The UMich Consumer Sentiment Index stood at 50 for June, down 14.4% from May’s reading of 58.4. Year-on-year, it was down 41.5% from the June 2021 reading of 85.5.
Consumer spending accounts for 70% of US gross domestic product.
Hsu said June’s worsening of the Consumer Sentiment Index from May’s record low came as Americans across income, age, education, geographic region, political affiliation, stock-holding and home-ownership status showed large declines in their optimism about the US economy.
“About 79% of consumers expected bad times in the year ahead for business conditions, the highest since 2009,” Hsu said. “Consumers also expressed the highest level of uncertainty over long-run inflation since 1991, continuing a sharp increase that began in 2021.”
US inflation, as indicated by the Consumer Price Index (CPI) was at a four-decade high of 8.6% in the year to May.
Selma Hepp, deputy chief economist at property market consultancy CoreLogic, told the Fortune publication on Friday that consumer confidence had likely been “shattered by high inflation and fears of recession.”

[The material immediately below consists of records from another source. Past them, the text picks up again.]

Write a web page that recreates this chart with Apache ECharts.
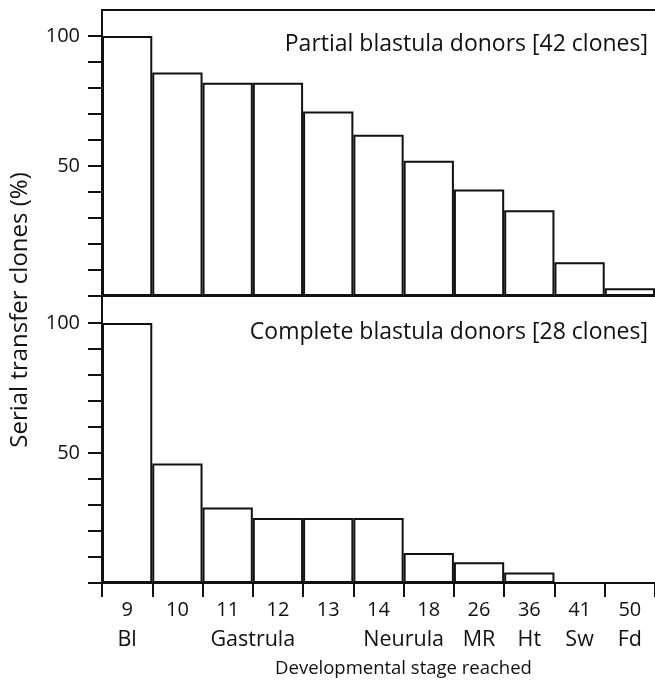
<!DOCTYPE html>
<html><head><meta charset="utf-8">
<script src="https://cdn.jsdelivr.net/npm/echarts@6/dist/echarts.min.js"></script>
<style>html,body{margin:0;padding:0;background:#fff}#c{width:655px;height:683px}</style>
</head><body><div id="c"></div>
<script>
const stages = ['9','10','11','12','13','14','18','26','36','41','50'];
const partialValues = [100, 86, 82, 82, 71, 62, 52, 41, 33, 13, 3];
const completeValues = [100, 46, 29, 25, 25, 25, 11.5, 8, 4, 0, 0];
const stageNames = ['Bl','Gastrula','Neurula','MR','Ht','Sw','Fd'];
const stageNamePos = [0.5, 3, 6, 7.5, 8.5, 9.5, 10.5];
const yTicks = [0,10,20,30,40,50,60,70,80,90,100];
const yLabels = [50,100];
const titleTop = 'Partial blastula donors [42 clones]';
const titleBottom = 'Complete blastula donors [28 clones]';
const yTitle = 'Serial transfer clones (%)';
const xTitle = 'Developmental stage reached';

const FONT = '"Open Sans"';
const INK = '#111';
const chart = echarts.init(document.getElementById('c'), null, {renderer:'canvas'});
const lineStyle = {color: INK, width: 2};
function yAxisFor(gi){
  return {
    type:'value', gridIndex: gi, min:0, max:110, interval:10,
    axisLine:{show:true, lineStyle},
    axisTick:{show:true, inside:false, length:14, lineStyle, customValues: yTicks},
    axisLabel:{show:true, margin:22, fontFamily:FONT, fontSize:20, color:INK, customValues: yLabels},
    splitLine:{show:false}
  };
}
const nameMap = {};
stageNamePos.forEach((p,i)=>{nameMap[p]=stageNames[i];});
chart.setOption({
  animation:false,
  textStyle:{fontFamily:FONT},
  title:[
    {text:titleTop, right:2, top:28, textStyle:{fontFamily:FONT, fontSize:23, fontWeight:'normal', color:INK}},
    {text:titleBottom, right:2, top:316, textStyle:{fontFamily:FONT, fontSize:23, fontWeight:'normal', color:INK}}
  ],
  grid:[
    {left:102, top:10, width:561, height:286},
    {left:102, top:297, width:561, height:286}
  ],
  xAxis:[
    {type:'category', gridIndex:0, data:stages, position:'bottom',
      axisLine:{show:true, lineStyle}, axisTick:{show:false}, axisLabel:{show:false}},
    {type:'category', gridIndex:0, data:stages, position:'top',
      axisLine:{show:true, lineStyle}, axisTick:{show:false}, axisLabel:{show:false}},
    {type:'category', gridIndex:1, data:stages, position:'bottom',
      axisLine:{show:true, lineStyle},
      axisTick:{show:true, inside:false, length:14, lineStyle, alignWithLabel:false},
      axisLabel:{show:true, margin:17, fontFamily:FONT, fontSize:20, color:INK, interval:0}},
    {type:'value', gridIndex:1, min:0, max:11, position:'bottom',
      axisLine:{show:false}, axisTick:{show:false}, splitLine:{show:false},
      axisLabel:{show:true, margin:46, fontFamily:FONT, fontSize:21.5, color:INK,
        customValues: stageNamePos, formatter:(v)=>nameMap[v] || ''},
      name:xTitle, nameLocation:'middle', nameGap:76,
      nameTextStyle:{fontFamily:FONT, fontSize:18.5, color:INK, padding:[0,0,0,50]}}
  ],
  yAxis:[yAxisFor(0), yAxisFor(1)],
  graphic:[
    {type:'text', x:20, y:310, rotation:Math.PI/2,
      style:{text:yTitle, fontFamily:FONT, fontSize:24, fill:INK, align:'center', verticalAlign:'middle'}}
  ],
  series:[
    {type:'bar', xAxisIndex:0, yAxisIndex:0, data:partialValues, barCategoryGap:'0%',
      itemStyle:{color:'#fff', borderColor:INK, borderWidth:2}},
    {type:'bar', xAxisIndex:2, yAxisIndex:1, data:completeValues, barCategoryGap:'0%',
      itemStyle:{color:'#fff', borderColor:INK, borderWidth:2}}
  ]
});
</script></body></html>
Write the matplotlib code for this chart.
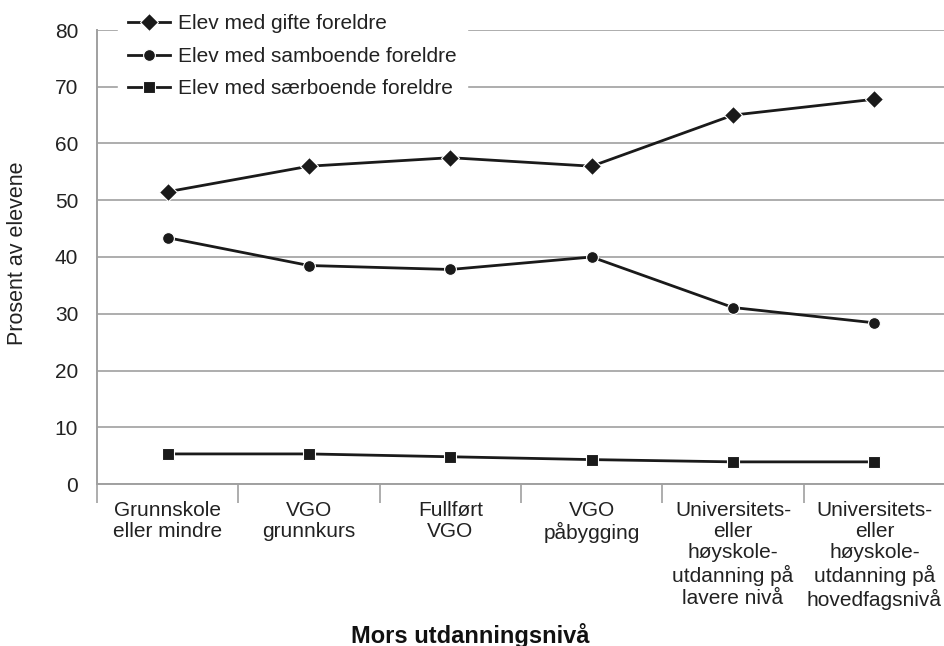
import matplotlib
matplotlib.use("Agg")
import matplotlib.pyplot as plt
import numpy as np

plt.rcParams["font.family"] = ["Liberation Sans", "DejaVu Sans"]

categories = [
    "Grunnskole\neller mindre",
    "VGO\ngrunnkurs",
    "Fullført\nVGO",
    "VGO\npåbygging",
    "Universitets-\neller\nhøyskole-\nutdanning på\nlavere nivå",
    "Universitets-\neller\nhøyskole-\nutdanning på\nhovedfagsnivå",
]
gifte = [51.5, 56.0, 57.5, 56.0, 65.0, 67.8]
samboende = [43.4, 38.5, 37.8, 40.0, 31.1, 28.4]
saerboende = [5.3, 5.3, 4.8, 4.3, 3.9, 3.9]
series_labels = [
    "Elev med gifte foreldre",
    "Elev med samboende foreldre",
    "Elev med særboende foreldre",
]

fig = plt.figure(figsize=(9.45, 6.46), dpi=100)
ax = fig.add_axes([97 / 945, 1 - 484 / 646, 1 - 97 / 945, (484 - 30) / 646])

x = np.arange(len(categories))
grey = "#a0a0a0"
txt = "#222222"

ax.plot(x, gifte, color="#1a1a1a", lw=2, marker="D", ms=9.5,
        mec="white", mew=0.8, label=series_labels[0], zorder=3)
ax.plot(x, samboende, color="#1a1a1a", lw=2, marker="o", ms=8.5,
        mec="white", mew=0.8, label=series_labels[1], zorder=3)
ax.plot(x, saerboende, color="#1a1a1a", lw=2, marker="s", ms=8,
        mec="white", mew=0.8, label=series_labels[2], zorder=3)

ax.set_xlim(-0.5, len(categories) - 0.5)
ax.set_ylim(0, 80)
ax.set_yticks(range(0, 81, 10))
ax.yaxis.grid(True, color=grey, lw=1.2)
ax.set_axisbelow(True)

ax.set_xticks(x)
ax.set_xticklabels(categories, fontsize=15, color=txt, linespacing=1.16)
ax.set_xticks(np.arange(-0.5, len(categories), 1.0), minor=True)
ax.tick_params(axis="x", which="major", length=0, pad=12)
ax.tick_params(axis="x", which="minor", length=14, color=grey, width=1.2)
ax.tick_params(axis="y", length=0, labelsize=15, pad=13.5, colors=txt)

for side in ["top", "right"]:
    ax.spines[side].set_visible(False)
for side in ["left", "bottom"]:
    ax.spines[side].set_color(grey)
    ax.spines[side].set_linewidth(1.4)

fig.text(18 / 945, 1 - 253 / 646, "Prosent av elevene", fontsize=15.5,
         rotation=90, ha="center", va="center", color=txt)
fig.text(470 / 945, 1 - 635 / 646, "Mors utdanningsnivå", fontsize=17,
         fontweight="bold", ha="center", va="center", color="#111111")

leg = ax.legend(loc="upper left", bbox_to_anchor=(118 / 945, 1 - 4 / 646),
                bbox_transform=fig.transFigure, fontsize=15, frameon=True,
                fancybox=False, edgecolor="white", facecolor="white",
                framealpha=1, handlelength=2.0, handletextpad=0.4,
                labelspacing=0.65, borderpad=0.5, borderaxespad=0)
for t in leg.get_texts():
    t.set_color(txt)

fig.savefig("out.png", dpi=100)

After leaving interest rates unchanged at between zero and 0.25% for two years during the coronavirus pandemic, the Federal Reserve, or Fed, has raised them since March, bringing rates now to a high of 1.75%. The central bank has said it will continue with its hikes till current inflation of more than 8% returns to its target of 2% per annum.
Economists, however, fear that the Federal Reserve will push the economy into a recession with its quantum of rate hikes. This month’s 75-basis point, or three quarter percent point, increase by the Federal Reserve was the highest in 28 years. The economy contracted by 1.4% in the first quarter of the year and will slip into a recession if it does not return to positive growth by the end of the second quarter.